Still, amidst this latest wave, there are some good things happening. I was sad to see Little Bread (formerly Bread & Butter) close in Coral Gables as Chef Alberto Cabrera heads off to Las Vegas, but was happy to see a promising-looking replacement coming into the space; Ichimi Ramen. Ichimi is a ramen-ya and izakaya run by Chef Constantine DeLucia, who previously worked at Momi Ramen as well as Lure Fishbar and Estiatorio Milos. I've already been in there twice since it opened a couple weeks ago.
Like Momi, Miami's only dedicated ramen specialist, the noodles are made in-house. The prices are also close but not quite at Momi-esque levels (depending on contents, ramen bowls run $18-22), though at least they take credit cards so you don't need to bring a wad of cash. The menu currently features four styles of ramen (tonkotsu, seafood, veggie, and beef brisket) as well a few cold ramen dishes. They are planning to do tsukemen (plain noodles served with an intense dipping sauce on the side rather than in broth), but it wasn't yet being served on either of my visits.
(You can see all my pictures in this Ichimi Ramen flickr set).
The first bowl I sampled was their veggie ramen, and it was great: a focused, flavorful shoyu broth (that I assume starts with a kombu dashi) stocked with shiitake and nameko mushrooms, bamboo shoots, bean sprouts, and a bouquet of pea shoots and tiny greens. The noodles are simultaneously hardy and supple, with a nice spring to them. It brought back memories of one of the first and still best bowls I had at Momi, a vegetarian ramen I've never seen on the menu there since. I've also tried Ichimi's tonkotsu ramen, which was good but not a show-stopper: the slabs of pork belly were delicious, but the broth lacked that lip-sticking unctuousness that typically characterizes the long-cooked pork bone elixir.
Ichimi also offers a pretty extensive menu of "izakaya" type small plates, most of which are much more ambitious and chef-y than your average izakaya. Maybe the best example is this "uni taco," which cleverly uses a tempura-fried nasturtium leaf as the tortilla, then tops it with a slice of wagyu beef, a couple lobes of tender, bright-orange sea urchin, and a spray of shiso "air, with a final garnish of purple micro-shiso and more pea tendrils.
Shrimp (listed on the menu as mantis shrimp, but the chef came out to tell me that the supply of mantis shrimp had not come in that day) are served with a fermented chili sauce that has both heat and funk, served with confit garlic for some additional depth and still more pea tendrils for some freshness.
One of my favorite things, beef tripe, is tender and sticky from a dark chili and garlic infused glaze. Organ meat fans will also find crispy pig ears (with soy ginger foam, sesame pearls and micro radish) and bone marrow (pan seared and panko crusted, with sautéed shiitakes).
For something lighter, this salad of crisp, fresh bean sprouts, dressed in a rice wine vinaigrette, dusted with nori powder, and crowned with dried chile threads hits the spot.
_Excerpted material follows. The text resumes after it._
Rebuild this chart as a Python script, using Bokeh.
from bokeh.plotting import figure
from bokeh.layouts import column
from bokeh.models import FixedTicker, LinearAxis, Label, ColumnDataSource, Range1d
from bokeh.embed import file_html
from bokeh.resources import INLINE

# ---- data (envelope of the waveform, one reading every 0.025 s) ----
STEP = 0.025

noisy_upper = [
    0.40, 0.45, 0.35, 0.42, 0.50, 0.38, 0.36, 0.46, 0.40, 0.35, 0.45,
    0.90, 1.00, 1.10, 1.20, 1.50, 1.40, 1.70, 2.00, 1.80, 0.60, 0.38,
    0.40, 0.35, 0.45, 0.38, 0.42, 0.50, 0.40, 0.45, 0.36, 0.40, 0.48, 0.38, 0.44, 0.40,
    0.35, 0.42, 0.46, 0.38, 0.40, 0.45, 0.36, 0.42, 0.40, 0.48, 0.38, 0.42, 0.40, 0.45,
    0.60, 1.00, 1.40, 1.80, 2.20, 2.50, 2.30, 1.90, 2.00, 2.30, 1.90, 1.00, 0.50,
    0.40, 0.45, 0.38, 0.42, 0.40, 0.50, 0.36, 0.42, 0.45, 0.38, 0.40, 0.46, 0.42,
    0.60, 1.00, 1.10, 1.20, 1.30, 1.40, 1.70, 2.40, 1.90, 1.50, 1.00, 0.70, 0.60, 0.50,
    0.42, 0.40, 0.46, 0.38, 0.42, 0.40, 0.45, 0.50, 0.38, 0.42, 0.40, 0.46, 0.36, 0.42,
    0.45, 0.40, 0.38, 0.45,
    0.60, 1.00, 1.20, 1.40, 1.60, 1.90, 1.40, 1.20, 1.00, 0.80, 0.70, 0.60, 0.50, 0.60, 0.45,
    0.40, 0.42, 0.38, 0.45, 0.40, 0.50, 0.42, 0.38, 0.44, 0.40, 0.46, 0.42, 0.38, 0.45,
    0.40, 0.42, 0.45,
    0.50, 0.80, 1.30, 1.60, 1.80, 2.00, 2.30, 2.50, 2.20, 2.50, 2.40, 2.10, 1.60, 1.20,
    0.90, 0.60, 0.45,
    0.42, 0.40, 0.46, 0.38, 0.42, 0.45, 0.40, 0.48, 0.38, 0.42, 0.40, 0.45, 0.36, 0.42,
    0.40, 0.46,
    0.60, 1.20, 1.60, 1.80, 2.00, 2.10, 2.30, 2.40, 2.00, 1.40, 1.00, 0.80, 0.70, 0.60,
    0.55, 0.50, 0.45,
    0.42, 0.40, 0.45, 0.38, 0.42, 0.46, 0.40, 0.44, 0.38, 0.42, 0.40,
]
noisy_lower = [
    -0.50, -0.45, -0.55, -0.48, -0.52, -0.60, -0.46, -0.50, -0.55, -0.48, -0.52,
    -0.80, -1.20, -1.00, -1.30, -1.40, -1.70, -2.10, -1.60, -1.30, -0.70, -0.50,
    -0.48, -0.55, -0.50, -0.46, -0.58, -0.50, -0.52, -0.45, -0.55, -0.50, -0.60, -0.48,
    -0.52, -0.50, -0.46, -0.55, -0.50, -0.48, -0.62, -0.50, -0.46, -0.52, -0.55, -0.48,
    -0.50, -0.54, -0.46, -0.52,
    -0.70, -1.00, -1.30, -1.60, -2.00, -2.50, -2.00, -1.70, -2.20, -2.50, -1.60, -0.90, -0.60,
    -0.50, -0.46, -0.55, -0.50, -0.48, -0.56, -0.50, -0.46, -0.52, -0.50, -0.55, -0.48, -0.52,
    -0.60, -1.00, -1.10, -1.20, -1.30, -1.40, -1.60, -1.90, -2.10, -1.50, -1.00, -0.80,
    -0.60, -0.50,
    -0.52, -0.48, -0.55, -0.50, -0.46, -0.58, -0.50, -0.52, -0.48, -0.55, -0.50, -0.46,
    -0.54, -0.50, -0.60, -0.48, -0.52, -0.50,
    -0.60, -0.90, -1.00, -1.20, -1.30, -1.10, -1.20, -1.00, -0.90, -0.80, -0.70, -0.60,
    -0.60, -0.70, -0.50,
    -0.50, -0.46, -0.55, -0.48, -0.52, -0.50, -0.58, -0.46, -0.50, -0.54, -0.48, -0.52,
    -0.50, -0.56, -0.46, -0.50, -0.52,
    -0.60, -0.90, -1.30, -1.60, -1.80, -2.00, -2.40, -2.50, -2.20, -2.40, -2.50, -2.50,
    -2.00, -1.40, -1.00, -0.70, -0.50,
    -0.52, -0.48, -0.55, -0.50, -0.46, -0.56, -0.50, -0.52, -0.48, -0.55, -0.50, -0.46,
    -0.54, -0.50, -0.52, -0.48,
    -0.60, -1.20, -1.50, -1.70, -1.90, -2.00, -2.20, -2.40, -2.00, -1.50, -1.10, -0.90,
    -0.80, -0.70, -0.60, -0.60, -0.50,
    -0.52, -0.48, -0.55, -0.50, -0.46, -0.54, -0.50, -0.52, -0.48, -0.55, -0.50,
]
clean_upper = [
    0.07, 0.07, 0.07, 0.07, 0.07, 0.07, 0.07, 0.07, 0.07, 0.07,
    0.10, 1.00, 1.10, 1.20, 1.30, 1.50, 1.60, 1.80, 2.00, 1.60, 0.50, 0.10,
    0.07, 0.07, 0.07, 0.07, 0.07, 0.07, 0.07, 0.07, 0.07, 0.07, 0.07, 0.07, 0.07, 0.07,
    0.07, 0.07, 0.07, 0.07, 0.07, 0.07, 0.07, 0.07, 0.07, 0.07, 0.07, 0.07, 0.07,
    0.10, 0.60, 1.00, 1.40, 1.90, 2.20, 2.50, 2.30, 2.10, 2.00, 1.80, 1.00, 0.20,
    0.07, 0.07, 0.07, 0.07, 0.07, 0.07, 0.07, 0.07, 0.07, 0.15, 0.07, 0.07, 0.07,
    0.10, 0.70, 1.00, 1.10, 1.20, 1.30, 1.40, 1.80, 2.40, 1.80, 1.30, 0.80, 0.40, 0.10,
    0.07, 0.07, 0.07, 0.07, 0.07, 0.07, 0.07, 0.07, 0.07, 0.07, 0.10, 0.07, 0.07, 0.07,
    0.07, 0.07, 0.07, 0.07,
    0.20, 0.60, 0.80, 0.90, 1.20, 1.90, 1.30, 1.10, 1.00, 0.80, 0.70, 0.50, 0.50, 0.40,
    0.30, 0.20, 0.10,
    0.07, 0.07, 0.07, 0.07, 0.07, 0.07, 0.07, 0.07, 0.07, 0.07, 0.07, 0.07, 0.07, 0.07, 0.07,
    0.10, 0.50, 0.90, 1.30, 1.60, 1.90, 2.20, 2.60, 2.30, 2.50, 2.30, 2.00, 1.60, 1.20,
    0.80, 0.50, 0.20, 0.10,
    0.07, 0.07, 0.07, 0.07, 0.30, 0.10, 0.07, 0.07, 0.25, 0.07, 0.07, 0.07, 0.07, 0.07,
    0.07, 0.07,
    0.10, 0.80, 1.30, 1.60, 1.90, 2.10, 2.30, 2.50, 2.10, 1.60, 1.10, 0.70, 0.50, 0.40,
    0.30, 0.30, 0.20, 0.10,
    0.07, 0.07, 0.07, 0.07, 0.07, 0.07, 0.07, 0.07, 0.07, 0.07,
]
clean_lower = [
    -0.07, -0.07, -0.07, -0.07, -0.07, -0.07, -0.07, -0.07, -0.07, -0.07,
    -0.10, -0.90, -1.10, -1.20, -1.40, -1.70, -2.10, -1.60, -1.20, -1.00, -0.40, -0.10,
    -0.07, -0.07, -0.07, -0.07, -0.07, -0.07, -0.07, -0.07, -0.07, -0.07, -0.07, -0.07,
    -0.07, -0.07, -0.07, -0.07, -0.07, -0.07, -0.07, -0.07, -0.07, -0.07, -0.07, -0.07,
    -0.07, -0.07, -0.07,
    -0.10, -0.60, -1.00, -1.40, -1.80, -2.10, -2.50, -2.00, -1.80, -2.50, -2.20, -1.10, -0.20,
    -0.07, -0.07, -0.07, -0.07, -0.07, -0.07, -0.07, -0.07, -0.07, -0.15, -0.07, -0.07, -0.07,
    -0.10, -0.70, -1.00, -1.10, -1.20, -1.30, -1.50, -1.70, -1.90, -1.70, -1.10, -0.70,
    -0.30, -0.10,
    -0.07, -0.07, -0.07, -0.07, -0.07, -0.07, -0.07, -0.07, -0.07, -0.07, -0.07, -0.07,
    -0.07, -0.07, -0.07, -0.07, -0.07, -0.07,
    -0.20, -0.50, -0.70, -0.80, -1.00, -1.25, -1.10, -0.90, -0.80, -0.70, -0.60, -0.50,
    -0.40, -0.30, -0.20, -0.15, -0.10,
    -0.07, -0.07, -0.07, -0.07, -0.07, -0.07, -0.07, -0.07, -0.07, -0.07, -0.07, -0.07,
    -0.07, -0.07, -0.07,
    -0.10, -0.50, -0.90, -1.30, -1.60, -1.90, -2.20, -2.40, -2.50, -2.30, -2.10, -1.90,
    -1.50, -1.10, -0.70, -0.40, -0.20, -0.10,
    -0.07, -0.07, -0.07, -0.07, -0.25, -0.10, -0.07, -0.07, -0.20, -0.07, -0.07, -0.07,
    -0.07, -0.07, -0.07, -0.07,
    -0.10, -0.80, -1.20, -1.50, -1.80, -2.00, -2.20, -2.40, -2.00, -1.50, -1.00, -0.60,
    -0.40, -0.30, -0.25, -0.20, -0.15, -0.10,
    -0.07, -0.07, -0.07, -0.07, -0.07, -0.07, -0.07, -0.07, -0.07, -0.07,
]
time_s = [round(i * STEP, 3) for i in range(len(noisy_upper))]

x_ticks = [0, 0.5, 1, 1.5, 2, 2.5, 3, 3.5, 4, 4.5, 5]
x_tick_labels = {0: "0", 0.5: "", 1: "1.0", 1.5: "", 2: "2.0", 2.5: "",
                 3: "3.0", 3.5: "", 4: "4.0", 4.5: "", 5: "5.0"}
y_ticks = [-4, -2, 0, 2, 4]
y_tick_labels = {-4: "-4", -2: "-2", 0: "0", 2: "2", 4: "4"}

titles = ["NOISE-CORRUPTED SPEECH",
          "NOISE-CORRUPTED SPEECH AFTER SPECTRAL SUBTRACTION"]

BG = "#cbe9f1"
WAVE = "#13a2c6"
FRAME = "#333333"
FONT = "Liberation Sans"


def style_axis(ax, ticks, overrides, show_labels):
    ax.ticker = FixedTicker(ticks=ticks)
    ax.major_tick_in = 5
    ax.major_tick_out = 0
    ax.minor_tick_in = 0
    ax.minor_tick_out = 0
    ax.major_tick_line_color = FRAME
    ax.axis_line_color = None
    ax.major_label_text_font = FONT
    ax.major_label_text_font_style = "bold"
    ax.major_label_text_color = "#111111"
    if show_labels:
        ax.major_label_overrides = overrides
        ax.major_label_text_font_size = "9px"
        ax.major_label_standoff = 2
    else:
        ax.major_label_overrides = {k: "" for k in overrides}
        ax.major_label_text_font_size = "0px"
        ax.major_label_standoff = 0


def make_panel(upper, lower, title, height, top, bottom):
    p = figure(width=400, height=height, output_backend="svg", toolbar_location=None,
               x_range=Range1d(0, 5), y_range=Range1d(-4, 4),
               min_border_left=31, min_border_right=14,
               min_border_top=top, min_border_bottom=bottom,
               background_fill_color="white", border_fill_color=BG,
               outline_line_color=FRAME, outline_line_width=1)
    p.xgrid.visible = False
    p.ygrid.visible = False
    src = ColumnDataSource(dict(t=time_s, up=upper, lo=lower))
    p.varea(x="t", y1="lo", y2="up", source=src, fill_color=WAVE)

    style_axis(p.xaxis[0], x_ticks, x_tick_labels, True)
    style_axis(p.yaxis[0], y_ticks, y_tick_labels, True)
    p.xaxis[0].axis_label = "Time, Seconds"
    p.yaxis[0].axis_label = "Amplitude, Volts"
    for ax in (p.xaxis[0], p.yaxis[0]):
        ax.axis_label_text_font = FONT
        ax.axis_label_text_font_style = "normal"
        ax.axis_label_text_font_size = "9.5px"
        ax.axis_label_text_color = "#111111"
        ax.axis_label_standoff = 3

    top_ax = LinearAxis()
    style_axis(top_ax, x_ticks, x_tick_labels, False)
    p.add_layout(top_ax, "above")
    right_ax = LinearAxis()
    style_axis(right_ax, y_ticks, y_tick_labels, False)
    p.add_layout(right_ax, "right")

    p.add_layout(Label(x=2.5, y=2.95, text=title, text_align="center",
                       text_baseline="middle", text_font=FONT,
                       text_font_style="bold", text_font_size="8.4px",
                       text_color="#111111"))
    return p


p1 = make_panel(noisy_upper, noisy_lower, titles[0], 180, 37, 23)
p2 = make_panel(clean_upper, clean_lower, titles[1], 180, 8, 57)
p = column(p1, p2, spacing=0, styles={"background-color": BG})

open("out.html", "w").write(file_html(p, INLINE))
There's also butter poached carrots with a red miso zabaglione, or a choy (a/k/a celtuce) with garlic, ginger and chili.
And that still only covers about half of the izakaya choices – you can peruse the whole Ichimi menu here.
I love having a new ramen-ya in town, especially one so close to my office. I admire the ambition of the rest of the menu, a good bit of which hits its target, if my limited sampling is an accurate indication. I look forward to working my way through the rest of the menu, and to the complete menu, including the tsukemen options, getting rolled out.
2330 Salzedo Street, Coral Gables, Florida
 While I'll be the first person to tell you that you shouldn't balk at paying $20 for ramen if you're willing to pay $20 for a pasta dish, it also just bugs me that even in higher-rent markets like New York and San Francisco you will still find high-end ramen for $15 and under. There is, I think, a one-word explanation: volume. But I'm concerned that these fares will be prohibitive especially for the lunch trade which makes up a big part of the Coral Gables business.